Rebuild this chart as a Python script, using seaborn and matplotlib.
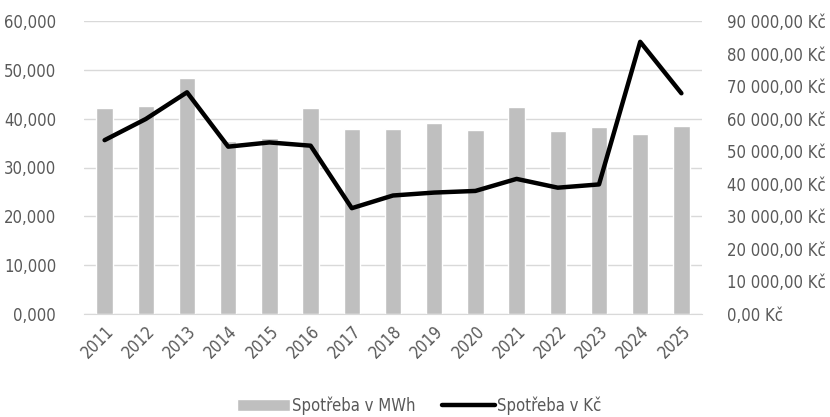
import matplotlib
matplotlib.use("Agg")
import matplotlib.pyplot as plt
import numpy as np
import pandas as pd
import seaborn as sns
from matplotlib.ticker import FuncFormatter, MultipleLocator

years = ["2011", "2012", "2013", "2014", "2015", "2016", "2017", "2018",
         "2019", "2020", "2021", "2022", "2023", "2024", "2025"]
mwh = [42200, 42600, 48400, 35500, 36100, 42200, 37900, 37950,
       39100, 37600, 42300, 37500, 38300, 36900, 38500]
kc = [53400, 59900, 68100, 51400, 52700, 51700, 32500, 36400,
      37300, 37800, 41500, 38800, 39800, 83600, 67800]

sns.set_style("white")
plt.rcParams['font.family'] = ['DejaVu Sans']
plt.rcParams['font.stretch'] = 'condensed'
text_col = "#595959"

df = pd.DataFrame({"year": years, "mwh": mwh, "kc": kc})

fig = plt.figure(figsize=(8.3, 4.17), dpi=100)
ax = fig.add_axes([84 / 830, 1 - 314 / 417, 618 / 830, 293 / 417])
sns.barplot(data=df, x="year", y="mwh", color="#bfbfbf", width=0.4,
            saturation=1, ax=ax, label="Spotřeba v MWh", zorder=2)
ax.set_ylim(0, 60000)
ax.yaxis.set_major_locator(MultipleLocator(10000))
ax.yaxis.set_major_formatter(FuncFormatter(lambda v, p: f"{v / 1000:.3f}".replace(".", ",")))
ax.grid(axis="y", color="#d9d9d9", linewidth=1, zorder=0)
ax.set_axisbelow(True)
ax.set_xlim(-0.5, len(years) - 0.5)
ax.set_xlabel("")
ax.set_ylabel("")
for s in ["top", "left", "right"]:
    ax.spines[s].set_visible(False)
ax.spines["bottom"].set_color("#d9d9d9")
ax.tick_params(axis="y", colors=text_col, labelsize=12, length=0, pad=20)
ax.tick_params(axis="x", colors=text_col, labelsize=12, length=0, pad=6)
for lbl in ax.get_xticklabels():
    lbl.set_rotation(45)
    lbl.set_ha("right")
    lbl.set_rotation_mode("anchor")
if ax.get_legend() is not None:
    ax.get_legend().remove()

ax2 = ax.twinx()
sns.lineplot(x=np.arange(len(years)), y=kc, color="black", linewidth=3.2,
             ax=ax2, label="Spotřeba v Kč")
ax2.set_ylim(0, 90000)
ax2.yaxis.set_major_locator(MultipleLocator(10000))


def kc_fmt(v, p):
    s = f"{v:,.2f}".replace(",", " ").replace(".", ",")
    return s + " Kč"


ax2.yaxis.set_major_formatter(FuncFormatter(kc_fmt))
ax2.tick_params(axis="y", colors=text_col, labelsize=12, length=0, pad=18)
for s in ["top", "left", "right", "bottom"]:
    ax2.spines[s].set_visible(False)
ax2.set_ylabel("")
ax2.get_legend().remove()

h1, l1 = ax.get_legend_handles_labels()
h2, l2 = ax2.get_legend_handles_labels()
fig.legend(h1 + h2, l1 + l2, loc="center", bbox_to_anchor=(0.505, 0.028),
           ncol=2, frameon=False, fontsize=12, labelcolor=text_col,
           handlelength=3.2, handletextpad=0.1, columnspacing=1.6)

fig.savefig("out.png", dpi=100)
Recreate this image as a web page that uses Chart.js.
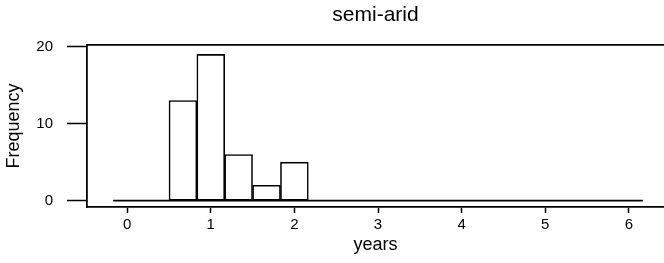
<!DOCTYPE html>
<html lang="en">
<head>
    <meta charset="UTF-8">
    <title>semi-arid</title>
    <script src="https://cdn.jsdelivr.net/npm/chart.js"></script>
    <style>
        html, body { margin: 0; padding: 0; background: #fff; }
        #grafico { width: 664px; height: 263px; }
    </style>
</head>
<body>
    <div id="grafico">
        <canvas id="chartHist" width="664" height="263"></canvas>
    </div>
</body>
</html>
<script>
    // histograma (classes de 1/3 de ano)
    const binCenters = [0, 0.333, 0.667, 1, 1.333, 1.667, 2, 2.333, 2.667, 3, 3.333, 3.667, 4, 4.333, 4.667, 5, 5.333, 5.667, 6]
    const counts = [0, 0, 13, 19, 6, 2, 5, 0, 0, 0, 0, 0, 0, 0, 0, 0, 0, 0, 0]
    const histRange = [-0.167, 6.167]
    const xTicks = [0, 1, 2, 3, 4, 5, 6]
    const yTicks = [0, 10, 20]

    const fonte = "'Liberation Sans', Arial, Helvetica, sans-serif"
    const xMin = -0.48
    const xMax = 6.42

    const barras = []
    for (let i = 0; i < binCenters.length; i++) {
        barras.push({ x: binCenters[i], y: counts[i] })
    }

    const base = []
    for (let i = 0; i < histRange.length; i++) {
        base.push({ x: histRange[i], y: 0 })
    }

    const ctx = document.getElementById('chartHist')

    const chart1 = new Chart(ctx, {
        type: 'bar',
        data: {
            datasets: [{
                type: 'bar',
                data: barras,
                backgroundColor: '#ffffff',
                borderColor: '#000000',
                borderWidth: 1.6,
                borderSkipped: false,
                barPercentage: 1,
                categoryPercentage: 1
            }, {
                type: 'line',
                data: base,
                borderColor: '#000000',
                borderWidth: 1.8,
                pointRadius: 0,
                fill: false
            }]
        },
        options: {
            responsive: false,
            animation: false,
            devicePixelRatio: 1,
            layout: { padding: 0 },
            plugins: {
                legend: { display: false },
                tooltip: { enabled: false }
            },
            scales: {
                x: {
                    type: 'linear',
                    position: 'bottom',
                    min: xMin,
                    max: xMax,
                    offset: false,
                    afterBuildTicks: (s) => { s.ticks = xTicks.map(v => ({ value: v })) },
                    afterFit: (s) => { s.height = 56 },
                    grid: {
                        offset: false,
                        drawOnChartArea: false,
                        drawTicks: true,
                        tickLength: 6,
                        tickWidth: 1.5,
                        color: '#000000'
                    },
                    border: { display: true, color: '#000000', width: 1.8 },
                    ticks: {
                        color: '#000000',
                        padding: 3,
                        maxRotation: 0,
                        font: { family: fonte, size: 15 }
                    },
                    title: {
                        display: true,
                        text: 'years',
                        color: '#000000',
                        padding: { top: 0, bottom: 7 },
                        font: { family: fonte, size: 18 }
                    }
                },
                x2: {
                    type: 'linear',
                    position: 'top',
                    min: xMin,
                    max: xMax,
                    afterFit: (s) => { s.height = 45 },
                    grid: { drawOnChartArea: false, drawTicks: false },
                    border: { display: true, color: '#000000', width: 1.8 },
                    ticks: { display: false },
                    title: {
                        display: true,
                        text: 'semi-arid',
                        color: '#000000',
                        padding: { top: 3, bottom: 0 },
                        font: { family: fonte, size: 21 }
                    }
                },
                y: {
                    type: 'linear',
                    min: -0.82,
                    max: 20.22,
                    afterBuildTicks: (s) => { s.ticks = yTicks.map(v => ({ value: v })) },
                    afterFit: (s) => { s.width = 87 },
                    grid: {
                        drawOnChartArea: false,
                        drawTicks: true,
                        tickLength: 20,
                        tickWidth: 1.5,
                        color: '#000000'
                    },
                    border: { display: true, color: '#000000', width: 1.8 },
                    ticks: {
                        color: '#000000',
                        padding: 14,
                        font: { family: fonte, size: 15 }
                    },
                    title: {
                        display: true,
                        text: 'Frequency',
                        color: '#000000',
                        padding: { top: 3, bottom: 0 },
                        font: { family: fonte, size: 18 }
                    }
                }
            }
        }
    })
</script>
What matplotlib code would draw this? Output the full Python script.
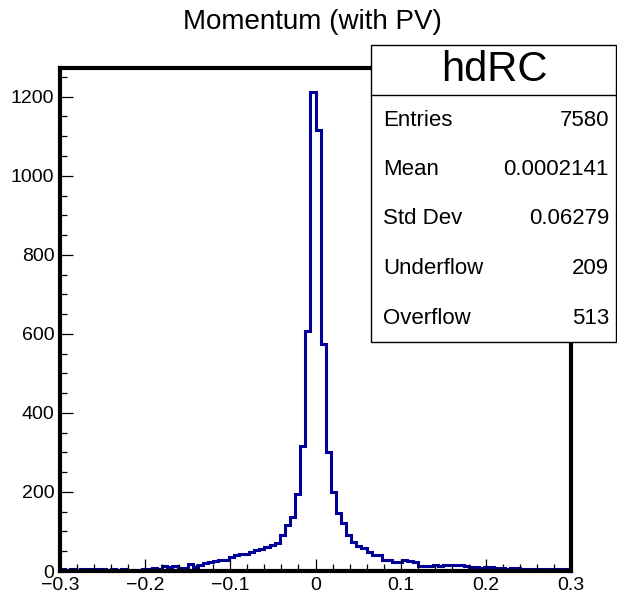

= Requirement =
In the listing above, find the line containing "Recreate this image" and the line containing "const ctx = document.getElementById('chartHist')", then write out both of them and every line between, exactly, with no pictures.

= Response to this exercise =
Recreate this image as a web page that uses Chart.js.
<!DOCTYPE html>
<html lang="en">
<head>
    <meta charset="UTF-8">
    <title>semi-arid</title>
    <script src="https://cdn.jsdelivr.net/npm/chart.js"></script>
    <style>
        html, body { margin: 0; padding: 0; background: #fff; }
        #grafico { width: 664px; height: 263px; }
    </style>
</head>
<body>
    <div id="grafico">
        <canvas id="chartHist" width="664" height="263"></canvas>
    </div>
</body>
</html>
<script>
    // histograma (classes de 1/3 de ano)
    const binCenters = [0, 0.333, 0.667, 1, 1.333, 1.667, 2, 2.333, 2.667, 3, 3.333, 3.667, 4, 4.333, 4.667, 5, 5.333, 5.667, 6]
    const counts = [0, 0, 13, 19, 6, 2, 5, 0, 0, 0, 0, 0, 0, 0, 0, 0, 0, 0, 0]
    const histRange = [-0.167, 6.167]
    const xTicks = [0, 1, 2, 3, 4, 5, 6]
    const yTicks = [0, 10, 20]

    const fonte = "'Liberation Sans', Arial, Helvetica, sans-serif"
    const xMin = -0.48
    const xMax = 6.42

    const barras = []
    for (let i = 0; i < binCenters.length; i++) {
        barras.push({ x: binCenters[i], y: counts[i] })
    }

    const base = []
    for (let i = 0; i < histRange.length; i++) {
        base.push({ x: histRange[i], y: 0 })
    }

    const ctx = document.getElementById('chartHist')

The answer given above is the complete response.